Inflation as Government Policy
Monetary inflation has now become the explicit policy of the U.S. Government. Of course, based on the historical record, you would think that inflation has always been government policy. But, at the official level, monetary stability has always been given lip service as the government’s avowed goal. After years and years of inflation, however, those pronouncements have had about as much credibility as a drunk staggering out of a bar and telling you that sobriety is his avowed goal.
Up until the appointment of Ben Bernanke as Chairman of the Fed, every one of his predecessors, to and including Alan Greenspan, pronounced the elimination of inflation as one of the Fed’s primary goals. All of this, of course, while the value of the dollars in our pockets was steadily depreciating thanks to the flood of paper money being created by the Fed and the banking system day after day and year after year.
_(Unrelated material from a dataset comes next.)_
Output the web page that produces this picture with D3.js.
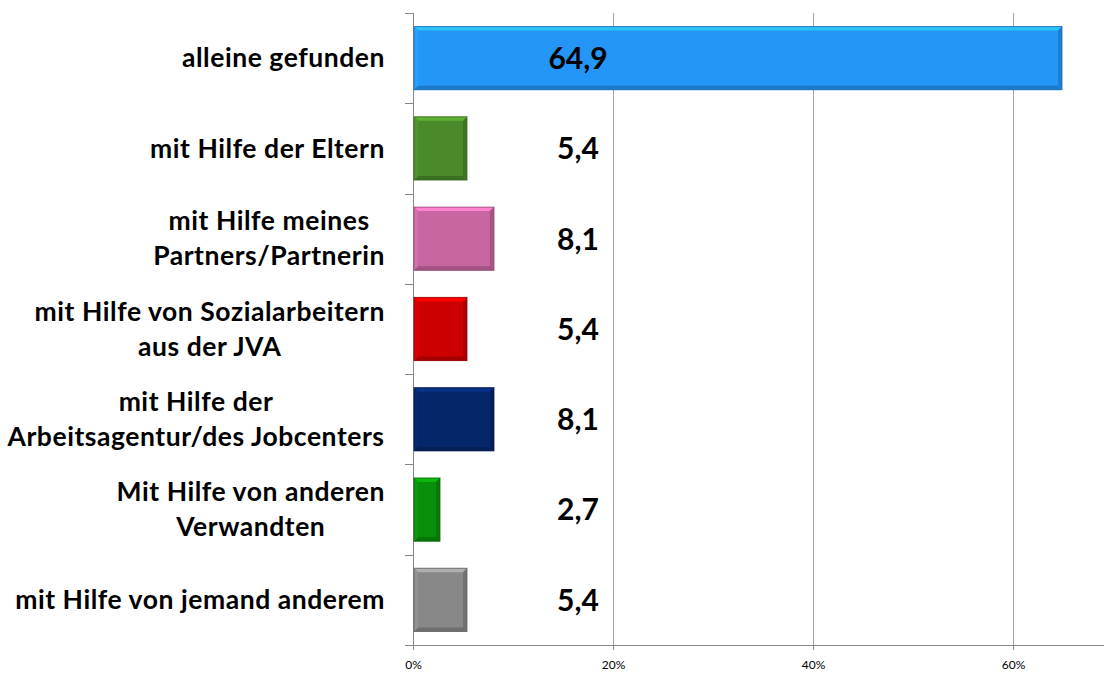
<!DOCTYPE html>
<html><head><meta charset="utf-8">
<script src="https://cdn.jsdelivr.net/npm/d3@7"></script>
<style>body{margin:0;background:#fff}</style>
</head><body>
<svg id="c" width="1104" height="675"></svg>
<script>
const categories = [
  ["alleine gefunden"],
  ["mit Hilfe der Eltern"],
  ["mit Hilfe meines", "Partners/Partnerin"],
  ["mit Hilfe von Sozialarbeitern", "aus der JVA"],
  ["mit Hilfe der", "Arbeitsagentur/des Jobcenters"],
  ["Mit Hilfe von anderen", "Verwandten"],
  ["mit Hilfe von jemand anderem"]
];
const values = [64.9, 5.4, 8.1, 5.4, 8.1, 2.7, 5.4];
const valueLabels = ["64,9", "5,4", "8,1", "5,4", "8,1", "2,7", "5,4"];
const colors = ["#2396F7", "#4A8A2A", "#C866A2", "#CC0000", "#06266A", "#0A8F0A", "#888888"];
const tickValues = [0, 20, 40, 60];
const tickLabels = ["0%", "20%", "40%", "60%"];

(function(){
const svg = d3.select("#c");
const pLeft = 413, pTop = 13, pBottom = 645;
const x = d3.scaleLinear().domain([0, 70]).range([pLeft, pLeft + 700]);
const y = d3.scaleBand().domain(d3.range(categories.length)).range([pTop, pBottom]).paddingInner(0.3).paddingOuter(0.15);

// gridlines
svg.append("g").selectAll("line").data(tickValues.filter(d => d > 0)).join("line")
  .attr("x1", d => Math.round(x(d)) + 0.5).attr("x2", d => Math.round(x(d)) + 0.5).attr("y1", pTop).attr("y2", pBottom)
  .attr("stroke", "#a6a6a6").attr("stroke-width", 1);

// x axis
const xa = svg.append("g").attr("transform", `translate(0,${pBottom})`)
  .call(d3.axisBottom(x).tickValues(tickValues).tickFormat((d, i) => tickLabels[i]).tickSize(5).tickPadding(10));
xa.select(".domain").attr("d", `M${pLeft},0.5H1104`).attr("stroke", "#868686");
xa.selectAll(".tick line").attr("stroke", "#868686");
xa.selectAll(".tick text").attr("font-family", "Lato, sans-serif").attr("font-size", 12).attr("fill", "#000");

// y axis line with boundary ticks
const bounds = d3.range(categories.length + 1).map(i => pTop + i * (pBottom - pTop) / categories.length);
svg.append("line").attr("x1", pLeft + 0.5).attr("x2", pLeft + 0.5).attr("y1", pTop).attr("y2", pBottom)
  .attr("stroke", "#868686");
svg.append("g").selectAll("line").data(bounds).join("line")
  .attr("x1", pLeft - 8).attr("x2", pLeft).attr("y1", d => Math.round(d) + 0.5).attr("y2", d => Math.round(d) + 0.5)
  .attr("stroke", "#868686");

// bars with bevel
const bars = svg.append("g").selectAll("g").data(values).join("g");
bars.each(function(v, i) {
  const g = d3.select(this);
  const x0 = x(0) + 1, x1 = x(v), y0 = y(i), y1 = y(i) + y.bandwidth();
  const c = d3.color(colors[i]);
  const b = 4;
  g.append("rect").attr("x", x0).attr("y", y0).attr("width", x1 - x0).attr("height", y1 - y0).attr("fill", c);
  g.append("polygon").attr("points", [[x0, y0], [x1, y0], [x1 - b, y0 + b], [x0 + b, y0 + b]].join(" "))
    .attr("fill", c.brighter(0.7));
  g.append("polygon").attr("points", [[x1, y0], [x1, y1], [x1 - b, y1 - b], [x1 - b, y0 + b]].join(" "))
    .attr("fill", c.darker(0.5));
  g.append("polygon").attr("points", [[x0, y1], [x1, y1], [x1 - b, y1 - b], [x0 + b, y1 - b]].join(" "))
    .attr("fill", c.darker(0.6));
  g.append("polygon").attr("points", [[x0, y0], [x0 + b, y0 + b], [x0 + b, y1 - b], [x0, y1]].join(" "))
    .attr("fill", c.brighter(0.2));
  g.append("rect").attr("x", x0).attr("y", y0).attr("width", x1 - x0).attr("height", y1 - y0)
    .attr("fill", "none").attr("stroke", c.darker(0.9)).attr("stroke-width", 1).attr("stroke-opacity", 0.8);
});

// value labels
svg.append("g").selectAll("text").data(values).join("text")
  .attr("x", x(16.5)).attr("y", (d, i) => y(i) + y.bandwidth() / 2)
  .attr("dy", "0.36em").attr("text-anchor", "middle")
  .attr("font-family", "Lato, sans-serif").attr("font-weight", "bold").attr("font-size", 30)
  .attr("fill", "#000").text((d, i) => valueLabels[i]);

// category labels
const lh = 35;
const lab = svg.append("g").selectAll("text").data(categories).join("text")
  .attr("font-family", "Lato, sans-serif").attr("font-weight", "bold").attr("font-size", 26.5)
  .attr("letter-spacing", 0.55)
  .attr("fill", "#000").attr("text-anchor", "middle");
lab.each(function(lines, i) {
  const t = d3.select(this);
  const cy = y(i) + y.bandwidth() / 2;
  const n = lines.length;
  lines.forEach((l, k) => {
    t.append("tspan").attr("x", 0).attr("y", cy + (k - (n - 1) / 2) * lh).attr("dy", "0.35em").text(l);
  });
  const w = this.getBBox().width;
  t.selectAll("tspan").attr("x", 385 - w / 2);
});
})();
</script>
</body></html>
When he came onboard as Fed Chairman, Ben Bernanke, to his credit, abandoned the pretense of trying to achieve zero inflation. Instead, he proposed “inflation targeting,” that is, attempting to hold inflation down to a low level, say two percent, rather than trying to eliminate it entirely. So what they call “tame” inflation has now become official policy.
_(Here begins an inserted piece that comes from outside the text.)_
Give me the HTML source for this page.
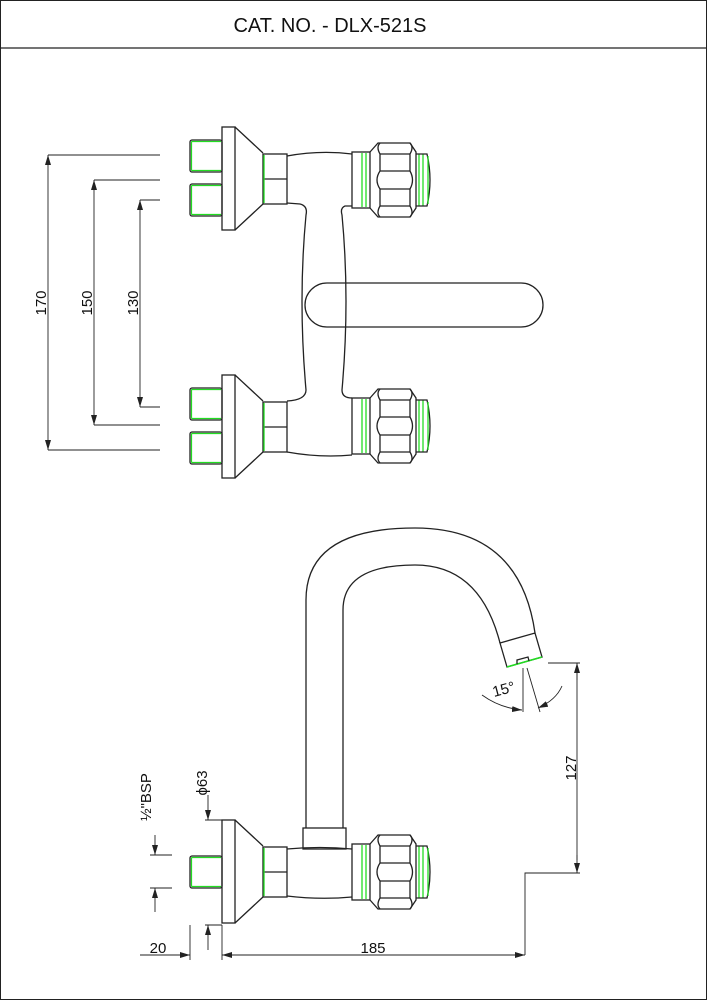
<!DOCTYPE html>
<html><head><meta charset="utf-8"><style>
html,body{margin:0;padding:0;background:#fff}
svg{display:block}
text{font-family:"Liberation Sans","DejaVu Sans",sans-serif;fill:#111}
</style></head><body>
<svg width="707" height="1000" viewBox="0 0 707 1000" xmlns="http://www.w3.org/2000/svg">
<defs>
<marker id="a" markerWidth="10" markerHeight="6" refX="10" refY="3" orient="auto" markerUnits="userSpaceOnUse"><path d="M0,0 L10,3 L0,6 Z" fill="#222"/></marker>
<g id="knob" fill="none" stroke="#222" stroke-width="1.3">
<rect x="352" y="-28" width="18" height="56"/>
<line x1="362" y1="-27" x2="362" y2="27" stroke="#2d2"/><line x1="366" y1="-27" x2="366" y2="27" stroke="#2d2"/>
<path d="M370,-28 L378,-37 L410,-37 L416,-28 L416,28 L410,37 L378,37 L370,28"/>
<path d="M380,-37 Q376,-33 380,-26 L380,-9 Q374,0 380,9 L380,26 Q376,33 380,37 M410,-37 Q414,-33 410,-26 L410,-9 Q415,0 410,9 L410,26 Q414,33 410,37"/>
<path d="M380,-26 H410 M380,-9 H410 M380,9 H410 M380,26 H410"/>
<line x1="419" y1="-26" x2="419" y2="26" stroke="#2d2"/><line x1="423" y1="-26" x2="423" y2="26" stroke="#2d2"/>
<path d="M416,-26 H427 Q433,0 427,26 H416"/>
<line x1="428" y1="-24" x2="428" y2="24" stroke="#2d2"/>
</g>
<g id="flange" fill="none" stroke="#222" stroke-width="1.3">
<rect x="222" y="-52" width="13" height="103"/>
<path d="M235,-52 L263,-26 M235,51 L263,25"/>
<rect x="263" y="-25" width="24" height="50"/>
<line x1="263" y1="0" x2="287" y2="0"/>
<line x1="264" y1="-24" x2="264" y2="24" stroke="#2d2"/>
</g>
<g id="stub" fill="none">
<rect x="190" y="0" width="32" height="32" rx="2" stroke="#222" stroke-width="1.3"/>
<path d="M221,1.5 H192 Q191.5,1.5 191.5,3 V29 Q191.5,30.5 192,30.5 H221" stroke="#2d2" stroke-width="1.2"/>
</g>
</defs>
<rect x="0.5" y="0.5" width="706" height="999" fill="none" stroke="#222"/>
<line x1="0" y1="48" x2="707" y2="48" stroke="#222" stroke-width="1.3"/>
<text x="330" y="32" font-size="20" text-anchor="middle">CAT. NO. - DLX-521S</text>

<g transform="translate(0,179)"><use href="#flange"/><use href="#knob" transform="translate(0,1)"/></g>
<g transform="translate(0,427)"><use href="#flange"/><use href="#knob" transform="translate(0,-1)"/></g>
<use href="#stub" transform="translate(0,140)"/>
<use href="#stub" transform="translate(0,184)"/>
<use href="#stub" transform="translate(0,388)"/>
<use href="#stub" transform="translate(0,432)"/>
<g fill="none" stroke="#222" stroke-width="1.3">
<path d="M287,156 Q320,150 352,154"/>
<path d="M287,203 L300,204 Q308,206 306,215 Q298,300 306,390 Q306,400 287,401"/>
<path d="M352,206 L345,206 Q340,208 342,215 Q350,300 342,390 Q342,398 352,398"/>
<path d="M287,452 Q320,458 352,455"/>
<rect x="305" y="283" width="238" height="44" rx="22"/>

<g stroke-width="0.9">
<line x1="48" y1="155" x2="160" y2="155"/><line x1="48" y1="450" x2="160" y2="450"/>
<line x1="94" y1="180" x2="160" y2="180"/><line x1="94" y1="425" x2="160" y2="425"/>
<line x1="140" y1="200" x2="160" y2="200"/><line x1="140" y1="407" x2="160" y2="407"/>
<line x1="48" y1="165" x2="48" y2="155" marker-end="url(#a)"/><line x1="48" y1="440" x2="48" y2="450" marker-end="url(#a)"/><line x1="48" y1="160" x2="48" y2="445"/>
<line x1="94" y1="190" x2="94" y2="180" marker-end="url(#a)"/><line x1="94" y1="415" x2="94" y2="425" marker-end="url(#a)"/><line x1="94" y1="185" x2="94" y2="420"/>
<line x1="140" y1="210" x2="140" y2="200" marker-end="url(#a)"/><line x1="140" y1="397" x2="140" y2="407" marker-end="url(#a)"/><line x1="140" y1="205" x2="140" y2="402"/>
</g>
</g>
<text transform="translate(46,303) rotate(-90)" font-size="15" text-anchor="middle">170</text>
<text transform="translate(92,303) rotate(-90)" font-size="15" text-anchor="middle">150</text>
<text transform="translate(138,303) rotate(-90)" font-size="15" text-anchor="middle">130</text>

<g transform="translate(0,872)"><use href="#flange"/><use href="#knob"/></g>
<use href="#stub" transform="translate(0,856)"/>
<g fill="none" stroke="#222" stroke-width="1.3">
<path d="M287,849 Q320,846 352,849 M287,896 Q320,900 352,897"/>
<rect x="303" y="828" width="43" height="21"/>
<path d="M306,828 L306,600 Q306,528 415,528 Q520,528 535,633"/>
<path d="M343,828 L343,610 Q343,565 415,565 Q480,565 500,643"/>
<path d="M500,643 L535,633 L542,657 L507,667 Z"/>
<path d="M507,667 L542,657" stroke="#2d2" stroke-width="1.6"/>
<path d="M517,664 L517,660 L528,657 L529,661"/>
<g stroke-width="0.9">
<line x1="523" y1="668" x2="523" y2="712"/><line x1="527" y1="668" x2="540" y2="712"/>
<path d="M482,695 Q500,708 522,710" marker-end="url(#a)"/>
<path d="M562,686 Q556,700 538,708" marker-end="url(#a)"/>
<line x1="548" y1="663" x2="580" y2="663"/>
<line x1="577" y1="680" x2="577" y2="663" marker-end="url(#a)"/><line x1="577" y1="855" x2="577" y2="873" marker-end="url(#a)"/><line x1="577" y1="670" x2="577" y2="860"/>
<path d="M525,955 L525,873 L580,873"/>
<line x1="222" y1="925" x2="222" y2="960"/><line x1="190" y1="925" x2="190" y2="960"/>
<line x1="240" y1="955" x2="222" y2="955" marker-end="url(#a)"/><line x1="505" y1="955" x2="525" y2="955" marker-end="url(#a)"/><line x1="235" y1="955" x2="510" y2="955"/>
<line x1="170" y1="955" x2="190" y2="955" marker-end="url(#a)"/><line x1="140" y1="955" x2="175" y2="955"/>
<line x1="208" y1="795" x2="208" y2="820" marker-end="url(#a)"/><line x1="208" y1="950" x2="208" y2="925" marker-end="url(#a)"/>
<line x1="205" y1="820" x2="222" y2="820"/><line x1="205" y1="925" x2="222" y2="925"/>
<line x1="155" y1="835" x2="155" y2="855" marker-end="url(#a)"/><line x1="155" y1="912" x2="155" y2="888" marker-end="url(#a)"/>
<line x1="150" y1="855" x2="172" y2="855"/><line x1="150" y1="888" x2="172" y2="888"/>
</g>
</g>
<text x="494" y="697" font-size="15" transform="rotate(-15 494 697)">15°</text>
<text transform="translate(576,768) rotate(-90)" font-size="15" text-anchor="middle">127</text>
<text x="373" y="953" font-size="15" text-anchor="middle">185</text>
<text x="158" y="953" font-size="15" text-anchor="middle">20</text>
<text transform="translate(207,783) rotate(-90)" font-size="15" text-anchor="middle">ϕ63</text>
<text transform="translate(151,797) rotate(-90)" font-size="15" text-anchor="middle">½"BSP</text>
</svg>
</body></html>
The obvious question of course is why? According to mainstream economists, it is because the economy cannot grow without steady increases in the money supply. Therefore, they say, the choice is between either a little bit of inflation or recession/depression. Putting aside whether or not that is true (hint: it’s not), the problem is that we rarely have a little bit of inflation.
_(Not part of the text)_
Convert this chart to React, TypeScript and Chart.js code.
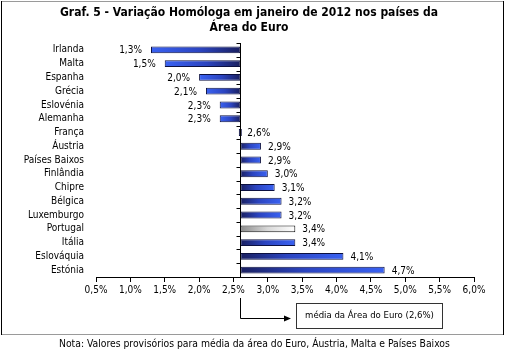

In the last post I talked about the joke known as the Consumer Price Index. Unfortunately it’s not really funny. The CPI is the basis on which cost of living adjustments for social security recipients are calculated. Because it understates inflation on a year over year basis, those who can least afford the effects of inflation are being further impoverished by it. But on the plus side, from the government’s point of view, it saves large amounts of money that can be spent on farm subsidies, stupid wars and other things that are more important than food and housing for the poor.
But I do admire Bernanke for abandoning the pretense of achieving zero inflation. Under our current funny money system that can never happen and I give him credit for admitting it.